Poi è stata richiesta autonomia nel campo della sanità e della protezione sociale: questo significa gestire direttamente istituzioni sanitarie e avere poteri nel campo della protezione sociale del sistema pensionistico. Si sottolinea su questo aspetto anche la possibilità di ricevere, in questi campi, diretto supporto materiale e professionale da Belgrado.
Altro elemento sottolineato è stato quello di avere autonomia finanziaria ed economica. Questo viene declinato attraverso una piena autonomia finanziaria delle municipalità, poteri rilevanti in merito alle infrastrutture nella municipalità, diritto di definire autonomamente i piani urbanistici e diritto di condurre privatizzazioni all’interno dei confini delle municipalità.

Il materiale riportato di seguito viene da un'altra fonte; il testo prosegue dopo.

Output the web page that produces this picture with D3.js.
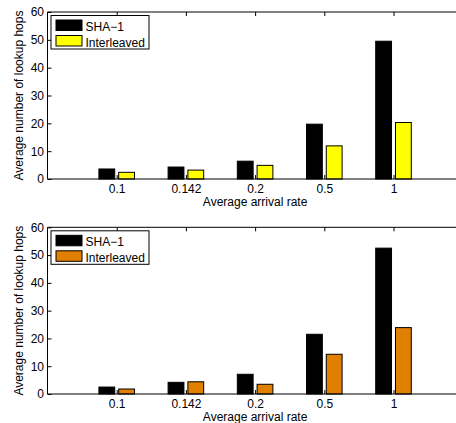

Viene poi richiesta una polizia ed una magistratura locale. Con questo si intende che determinate competenze per quanto riguarda il mantenimento dell’ordine dovrebbero essere garantite alla polizia locale composta da membri provenienti da tutte le comunità che abitano la municipalità. E poi il diritto del consiglio comunale di eleggere i quadri della polizia locale e i giudici delle corti locali, scelte che dovrebbero comunque essere avallate a livello provinciale.
Il governo serbo ha inoltre richiesto che venga prevista la possibilità che le municipalità creino vincoli istituzionali tra di loro, legami orizzontali supportati da organi specifici che li possano strutturare e supportare. Ed è poi chiaro che Belgrado chiede che le municipalità a maggioranza serba possano creare, a garanzia dell’intero processo, relazioni istituzionali dirette con Belgrado.
Dal dibattito di queste settimane nascono due questioni, ancora del tutto aperte. La prima è: quanto tempo servirà affinché la Pristina ufficiale inizi a pensare al processo di decentramento come una cosa che deve essere fatta bene in modo da non causare danni che in nel futuro saranno difficilmente reparabili? Prendere tempo non è sempre la miglior cosa da fare.
La seconda: quanto tempo servirà alla Belgrado ufficiale per iniziare a pensare ai cittadini del Kosovo nel loro complesso e non solo alla comunità serba quale minoranza in pericolo?
In merito al decentramento sembra purtroppo che entrambi i governi affrontino la questione esclusivamente dalla loro prospettiva. Ed i cosiddetti standard europei rimangono ancora molto lontani.